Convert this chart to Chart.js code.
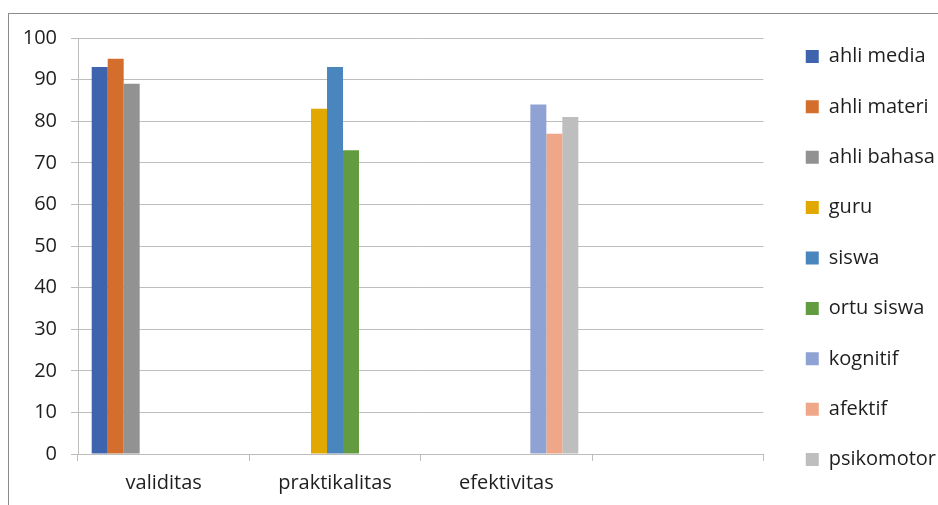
<!DOCTYPE html>
<html>
<head>
<meta charset="utf-8">
<script src="https://cdn.jsdelivr.net/npm/chart.js@4/dist/chart.umd.min.js"></script>
<style>
  html, body { margin: 0; padding: 0; background: #fff; overflow: hidden; }
  #frame { position: absolute; left: 8px; top: 13px; width: 1000px; height: 600px; border: 1px solid #8c8c8c; }
  #wrap { position: absolute; left: 0; top: 0; width: 938px; height: 505px; }
</style>
</head>
<body>
<div id="frame"></div>
<div id="wrap"><canvas id="myChart" width="938" height="505"></canvas></div>
<script>
const categories = ['validitas', 'praktikalitas', 'efektivitas', ''];

const seriesNames = ['ahli media', 'ahli materi', 'ahli bahasa', 'guru', 'siswa', 'ortu siswa', 'kognitif', 'afektif', 'psikomotor'];

const ahliMedia  = [93, null, null, null];
const ahliMateri = [95, null, null, null];
const ahliBahasa = [89, null, null, null];
const guru       = [null, 83, null, null];
const siswa      = [null, 93, null, null];
const ortuSiswa  = [null, 73, null, null];
const kognitif   = [null, null, 84, null];
const afektif    = [null, null, 77, null];
const psikomotor = [null, null, 81, null];

const yTicks = [0, 10, 20, 30, 40, 50, 60, 70, 80, 90, 100];

const seriesValues = [ahliMedia, ahliMateri, ahliBahasa, guru, siswa, ortuSiswa, kognitif, afektif, psikomotor];
const colors = ['#3f64ae', '#d46e2c', '#929292', '#e0a800', '#4a86be', '#629b40', '#8fa2d4', '#f0a688', '#bebebe'];

const font = { family: '"Open Sans", Lato, sans-serif', size: 20 };
const textColor = '#1e1e1e';
const gridColor = '#bdbdbd';

// nudge the legend a bit right of the plot, like the excel original
const legendShift = {
    id: 'legendShift',
    afterLayout(chart) {
        chart.legend.left += 12;
        chart.legend.right += 12;
    }
};

const ctx = document.getElementById('myChart').getContext('2d');
const myChart = new Chart(ctx, {
    type: 'bar',
    data: {
        labels: categories,
        datasets: seriesNames.map((name, i) => ({
            label: name,
            data: seriesValues[i],
            backgroundColor: colors[i],
            borderWidth: 0,
            categoryPercentage: 0.84,
            barPercentage: 1.0
        }))
    },
    plugins: [legendShift],
    options: {
        responsive: false,
        animation: false,
        layout: { padding: { left: 8, top: 11, right: 4, bottom: 0 } },
        plugins: {
            title: { display: true, text: ' ', fullSize: false, font: { size: 10 }, padding: { top: 15, bottom: 0 } },
            tooltip: { enabled: false },
            legend: {
                position: 'right',
                align: 'center',
                labels: {
                    color: textColor,
                    font: font,
                    boxWidth: 13,
                    boxHeight: 13,
                    padding: 30.4
                }
            }
        },
        scales: {
            x: {
                grid: { drawOnChartArea: false, drawTicks: true, tickLength: 7, color: gridColor, offset: true },
                border: { display: true, color: gridColor },
                ticks: { color: textColor, font: font, padding: 10 },
                afterFit: (axis) => { axis.height = 51; }
            },
            y: {
                min: 0,
                max: 100,
                afterBuildTicks: (axis) => { axis.ticks = yTicks.map(v => ({ value: v })); },
                grid: { color: gridColor, tickLength: 7 },
                border: { display: true, color: gridColor },
                ticks: { color: textColor, font: font, padding: 14 },
                afterFit: (axis) => { axis.width = 70; }
            }
        }
    }
});
</script>
</body>
</html>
-*-*-
== Instruction ==
Omit each picture, then return all of the listing exactly as it stands.

== Correct response ==
Convert this chart to Chart.js code.
<!DOCTYPE html>
<html>
<head>
<meta charset="utf-8">
<script src="https://cdn.jsdelivr.net/npm/chart.js@4/dist/chart.umd.min.js"></script>
<style>
  html, body { margin: 0; padding: 0; background: #fff; overflow: hidden; }
  #frame { position: absolute; left: 8px; top: 13px; width: 1000px; height: 600px; border: 1px solid #8c8c8c; }
  #wrap { position: absolute; left: 0; top: 0; width: 938px; height: 505px; }
</style>
</head>
<body>
<div id="frame"></div>
<div id="wrap"><canvas id="myChart" width="938" height="505"></canvas></div>
<script>
const categories = ['validitas', 'praktikalitas', 'efektivitas', ''];

const seriesNames = ['ahli media', 'ahli materi', 'ahli bahasa', 'guru', 'siswa', 'ortu siswa', 'kognitif', 'afektif', 'psikomotor'];

const ahliMedia  = [93, null, null, null];
const ahliMateri = [95, null, null, null];
const ahliBahasa = [89, null, null, null];
const guru       = [null, 83, null, null];
const siswa      = [null, 93, null, null];
const ortuSiswa  = [null, 73, null, null];
const kognitif   = [null, null, 84, null];
const afektif    = [null, null, 77, null];
const psikomotor = [null, null, 81, null];

const yTicks = [0, 10, 20, 30, 40, 50, 60, 70, 80, 90, 100];

const seriesValues = [ahliMedia, ahliMateri, ahliBahasa, guru, siswa, ortuSiswa, kognitif, afektif, psikomotor];
const colors = ['#3f64ae', '#d46e2c', '#929292', '#e0a800', '#4a86be', '#629b40', '#8fa2d4', '#f0a688', '#bebebe'];

const font = { family: '"Open Sans", Lato, sans-serif', size: 20 };
const textColor = '#1e1e1e';
const gridColor = '#bdbdbd';

// nudge the legend a bit right of the plot, like the excel original
const legendShift = {
    id: 'legendShift',
    afterLayout(chart) {
        chart.legend.left += 12;
        chart.legend.right += 12;
    }
};

const ctx = document.getElementById('myChart').getContext('2d');
const myChart = new Chart(ctx, {
    type: 'bar',
    data: {
        labels: categories,
        datasets: seriesNames.map((name, i) => ({
            label: name,
            data: seriesValues[i],
            backgroundColor: colors[i],
            borderWidth: 0,
            categoryPercentage: 0.84,
            barPercentage: 1.0
        }))
    },
    plugins: [legendShift],
    options: {
        responsive: false,
        animation: false,
        layout: { padding: { left: 8, top: 11, right: 4, bottom: 0 } },
        plugins: {
            title: { display: true, text: ' ', fullSize: false, font: { size: 10 }, padding: { top: 15, bottom: 0 } },
            tooltip: { enabled: false },
            legend: {
                position: 'right',
                align: 'center',
                labels: {
                    color: textColor,
                    font: font,
                    boxWidth: 13,
                    boxHeight: 13,
                    padding: 30.4
                }
            }
        },
        scales: {
            x: {
                grid: { drawOnChartArea: false, drawTicks: true, tickLength: 7, color: gridColor, offset: true },
                border: { display: true, color: gridColor },
                ticks: { color: textColor, font: font, padding: 10 },
                afterFit: (axis) => { axis.height = 51; }
            },
            y: {
                min: 0,
                max: 100,
                afterBuildTicks: (axis) => { axis.ticks = yTicks.map(v => ({ value: v })); },
                grid: { color: gridColor, tickLength: 7 },
                border: { display: true, color: gridColor },
                ticks: { color: textColor, font: font, padding: 14 },
                afterFit: (axis) => { axis.width = 70; }
            }
        }
    }
});
</script>
</body>
</html>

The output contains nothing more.